■ **EXERCISE AIM**
Pull out every line below that contains the word "document".

■ **GIVEN INFORMATION**

==============================

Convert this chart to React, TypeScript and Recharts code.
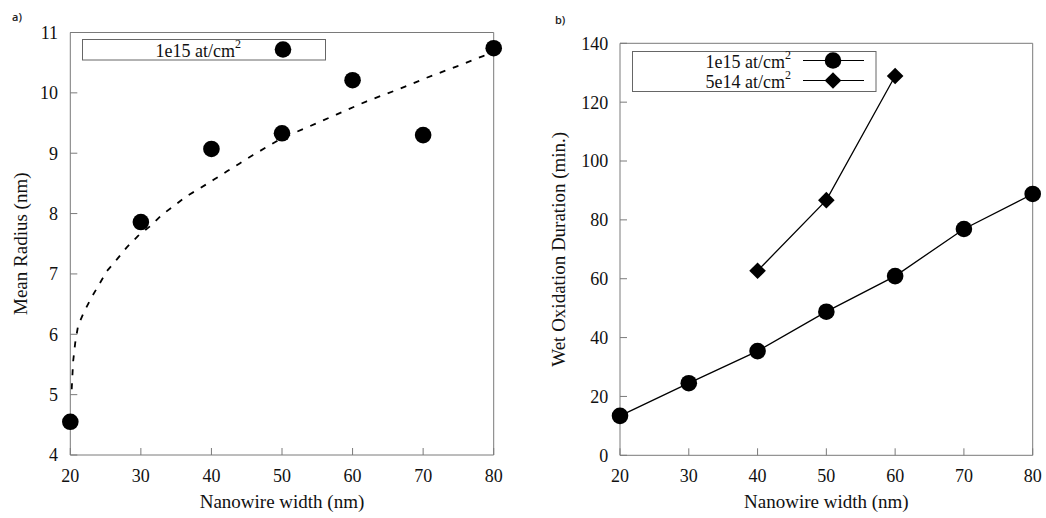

==============================

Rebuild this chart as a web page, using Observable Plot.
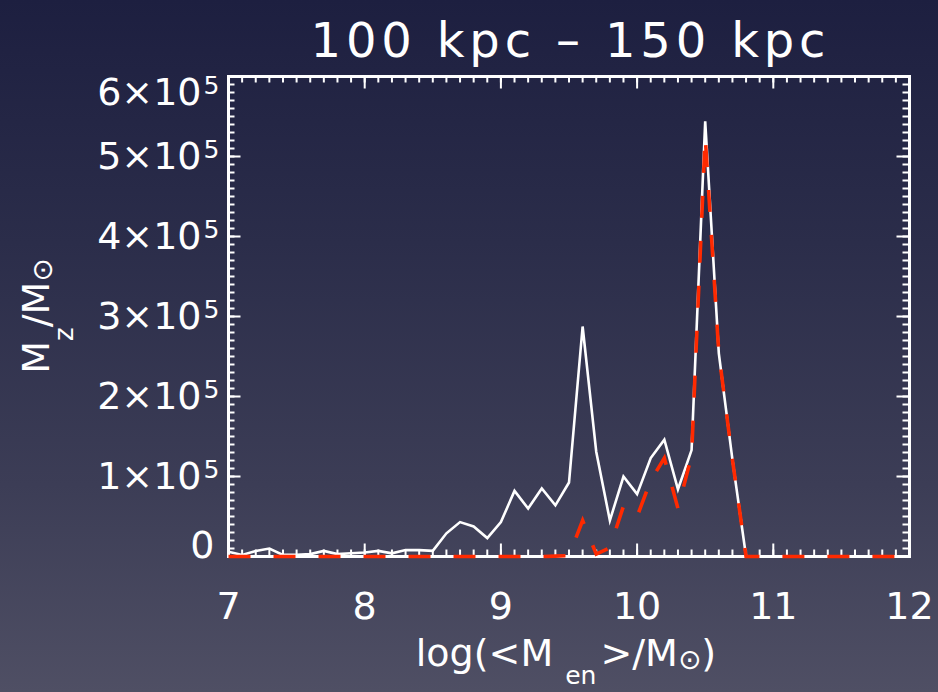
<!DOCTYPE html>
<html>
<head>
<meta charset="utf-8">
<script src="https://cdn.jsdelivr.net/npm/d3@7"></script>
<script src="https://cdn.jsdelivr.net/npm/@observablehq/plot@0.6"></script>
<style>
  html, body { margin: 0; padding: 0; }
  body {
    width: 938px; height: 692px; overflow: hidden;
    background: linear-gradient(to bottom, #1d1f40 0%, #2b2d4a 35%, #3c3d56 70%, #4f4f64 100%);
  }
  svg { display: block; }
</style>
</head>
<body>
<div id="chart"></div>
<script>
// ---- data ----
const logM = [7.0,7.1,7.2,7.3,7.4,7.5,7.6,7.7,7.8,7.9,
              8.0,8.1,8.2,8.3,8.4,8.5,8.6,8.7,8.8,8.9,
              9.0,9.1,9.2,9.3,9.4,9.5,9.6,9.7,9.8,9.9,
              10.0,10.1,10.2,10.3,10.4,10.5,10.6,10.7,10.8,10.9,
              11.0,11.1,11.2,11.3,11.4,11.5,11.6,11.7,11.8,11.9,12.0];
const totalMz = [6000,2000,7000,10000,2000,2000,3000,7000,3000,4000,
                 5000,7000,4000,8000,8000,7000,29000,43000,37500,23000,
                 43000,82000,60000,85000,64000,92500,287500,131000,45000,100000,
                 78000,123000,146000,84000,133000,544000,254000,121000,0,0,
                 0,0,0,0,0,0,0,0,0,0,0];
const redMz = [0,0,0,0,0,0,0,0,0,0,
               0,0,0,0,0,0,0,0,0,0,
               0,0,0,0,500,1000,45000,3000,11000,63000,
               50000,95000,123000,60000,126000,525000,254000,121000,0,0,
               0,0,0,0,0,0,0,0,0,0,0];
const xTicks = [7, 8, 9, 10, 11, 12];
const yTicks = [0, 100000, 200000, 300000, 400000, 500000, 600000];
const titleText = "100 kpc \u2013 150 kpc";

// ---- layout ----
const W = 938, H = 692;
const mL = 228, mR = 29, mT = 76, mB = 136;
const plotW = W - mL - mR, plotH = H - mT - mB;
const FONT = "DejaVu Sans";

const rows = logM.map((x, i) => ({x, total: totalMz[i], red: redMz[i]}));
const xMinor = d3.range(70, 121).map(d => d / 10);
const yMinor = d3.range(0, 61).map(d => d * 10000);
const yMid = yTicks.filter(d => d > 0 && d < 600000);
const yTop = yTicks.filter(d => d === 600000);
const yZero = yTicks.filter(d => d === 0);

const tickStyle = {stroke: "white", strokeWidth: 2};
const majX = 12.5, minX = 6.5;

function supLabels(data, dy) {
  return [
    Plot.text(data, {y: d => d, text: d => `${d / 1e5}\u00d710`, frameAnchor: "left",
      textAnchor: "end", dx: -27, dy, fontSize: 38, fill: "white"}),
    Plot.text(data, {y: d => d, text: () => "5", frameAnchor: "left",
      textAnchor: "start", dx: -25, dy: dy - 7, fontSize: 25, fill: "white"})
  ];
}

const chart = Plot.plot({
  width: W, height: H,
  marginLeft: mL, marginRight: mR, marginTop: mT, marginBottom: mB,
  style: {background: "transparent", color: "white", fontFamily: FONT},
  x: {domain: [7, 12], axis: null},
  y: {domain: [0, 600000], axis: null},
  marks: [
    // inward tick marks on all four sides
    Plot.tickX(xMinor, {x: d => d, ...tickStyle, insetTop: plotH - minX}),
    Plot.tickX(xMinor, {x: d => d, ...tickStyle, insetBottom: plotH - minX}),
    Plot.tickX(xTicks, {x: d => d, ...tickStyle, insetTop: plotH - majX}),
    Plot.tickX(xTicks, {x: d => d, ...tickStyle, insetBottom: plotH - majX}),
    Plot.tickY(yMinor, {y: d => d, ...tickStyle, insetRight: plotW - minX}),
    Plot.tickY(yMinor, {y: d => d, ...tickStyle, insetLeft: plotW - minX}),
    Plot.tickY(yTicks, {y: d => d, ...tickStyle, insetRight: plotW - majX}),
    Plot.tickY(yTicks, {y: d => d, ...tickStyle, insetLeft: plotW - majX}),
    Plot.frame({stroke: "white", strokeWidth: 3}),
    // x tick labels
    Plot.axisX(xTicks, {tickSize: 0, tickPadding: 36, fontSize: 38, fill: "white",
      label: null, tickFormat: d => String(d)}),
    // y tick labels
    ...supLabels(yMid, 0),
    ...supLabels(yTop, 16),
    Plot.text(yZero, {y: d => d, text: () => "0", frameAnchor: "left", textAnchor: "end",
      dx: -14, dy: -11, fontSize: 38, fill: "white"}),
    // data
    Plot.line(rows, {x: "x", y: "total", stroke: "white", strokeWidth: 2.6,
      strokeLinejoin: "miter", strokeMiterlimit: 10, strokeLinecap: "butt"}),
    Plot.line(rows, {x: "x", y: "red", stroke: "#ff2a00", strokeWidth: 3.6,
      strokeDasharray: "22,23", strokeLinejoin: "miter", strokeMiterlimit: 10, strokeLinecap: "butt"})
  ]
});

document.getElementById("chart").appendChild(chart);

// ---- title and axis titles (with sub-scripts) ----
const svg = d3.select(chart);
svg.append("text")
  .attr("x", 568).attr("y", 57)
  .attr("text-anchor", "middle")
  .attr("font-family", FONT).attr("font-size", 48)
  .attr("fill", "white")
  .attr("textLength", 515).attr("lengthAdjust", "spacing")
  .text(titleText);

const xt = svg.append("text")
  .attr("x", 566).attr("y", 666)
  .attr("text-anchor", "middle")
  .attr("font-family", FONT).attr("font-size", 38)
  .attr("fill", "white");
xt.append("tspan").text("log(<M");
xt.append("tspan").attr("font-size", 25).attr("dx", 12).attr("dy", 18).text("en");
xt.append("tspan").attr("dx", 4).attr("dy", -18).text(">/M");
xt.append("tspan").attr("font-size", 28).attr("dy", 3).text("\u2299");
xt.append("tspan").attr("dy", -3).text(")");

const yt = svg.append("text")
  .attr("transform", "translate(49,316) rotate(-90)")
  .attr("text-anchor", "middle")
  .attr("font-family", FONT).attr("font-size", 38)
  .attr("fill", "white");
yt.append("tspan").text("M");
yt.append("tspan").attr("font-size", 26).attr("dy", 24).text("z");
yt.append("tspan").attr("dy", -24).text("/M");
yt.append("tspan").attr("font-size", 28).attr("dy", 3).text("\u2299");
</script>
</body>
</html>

==============================

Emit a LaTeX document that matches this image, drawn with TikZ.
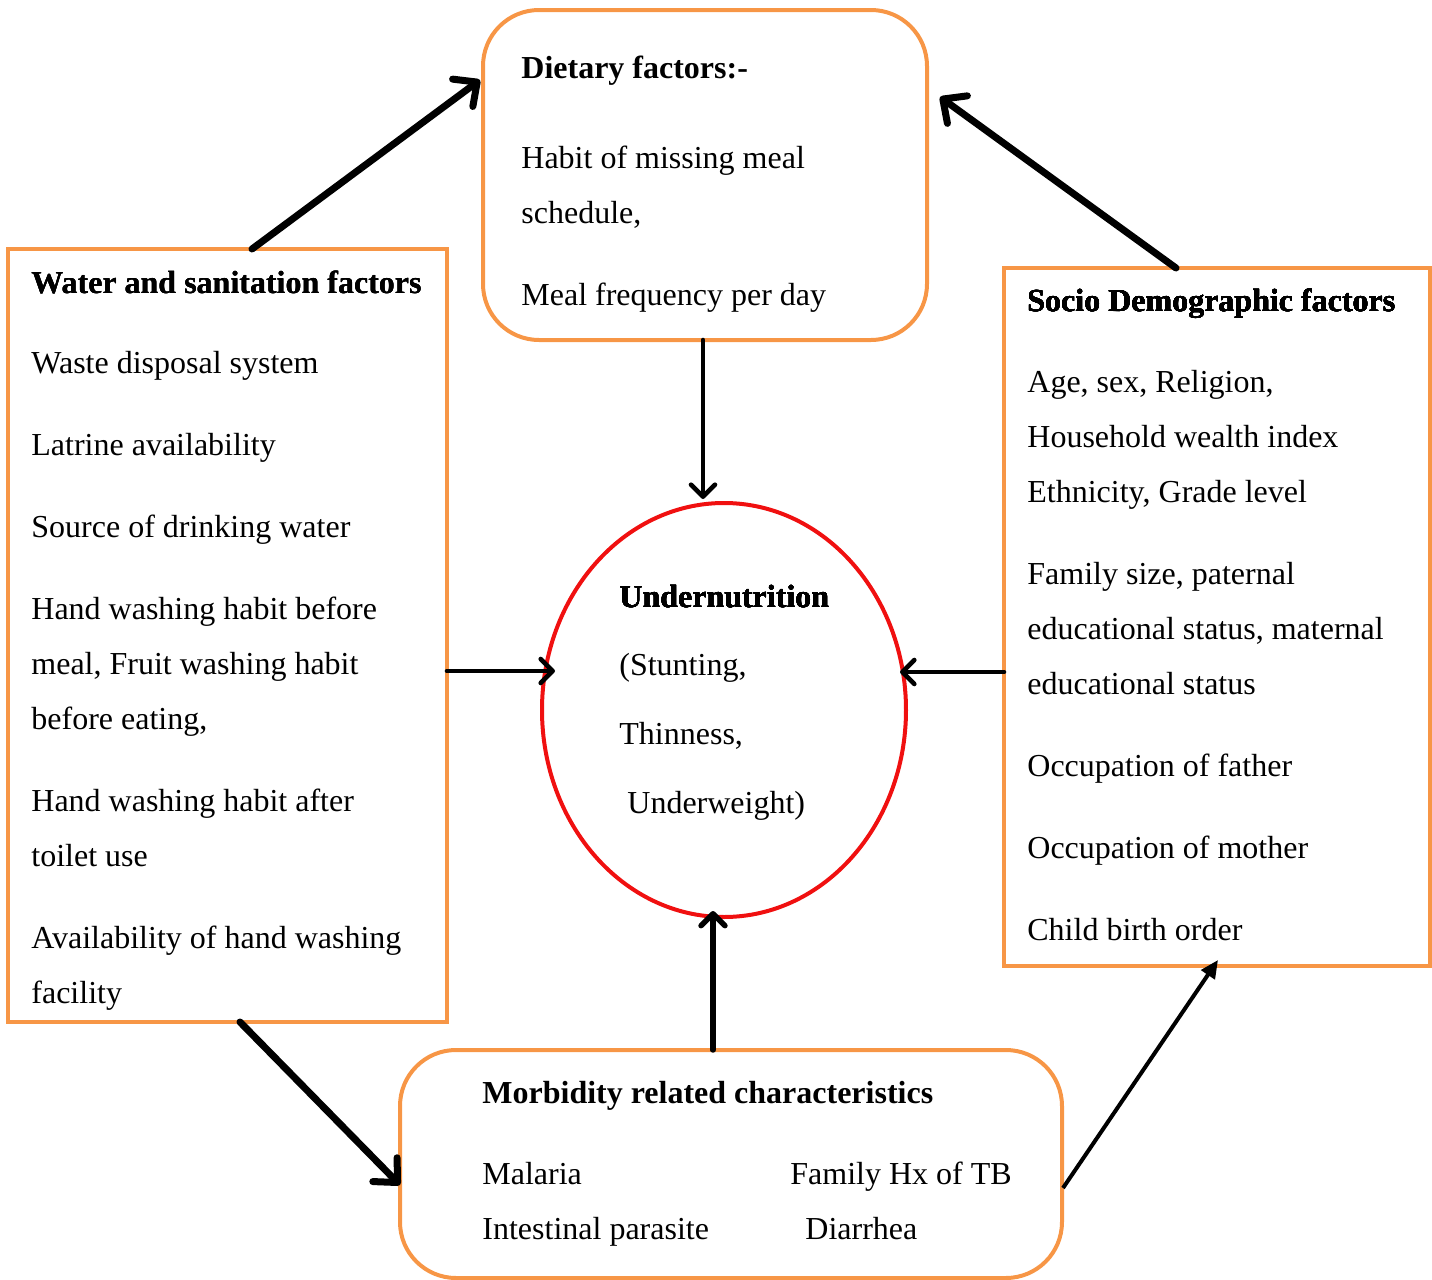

==============================

■ **COMPLETE ANSWER**
document.getElementById("chart").appendChild(chart);
Emit a LaTeX document that matches this image, drawn with TikZ.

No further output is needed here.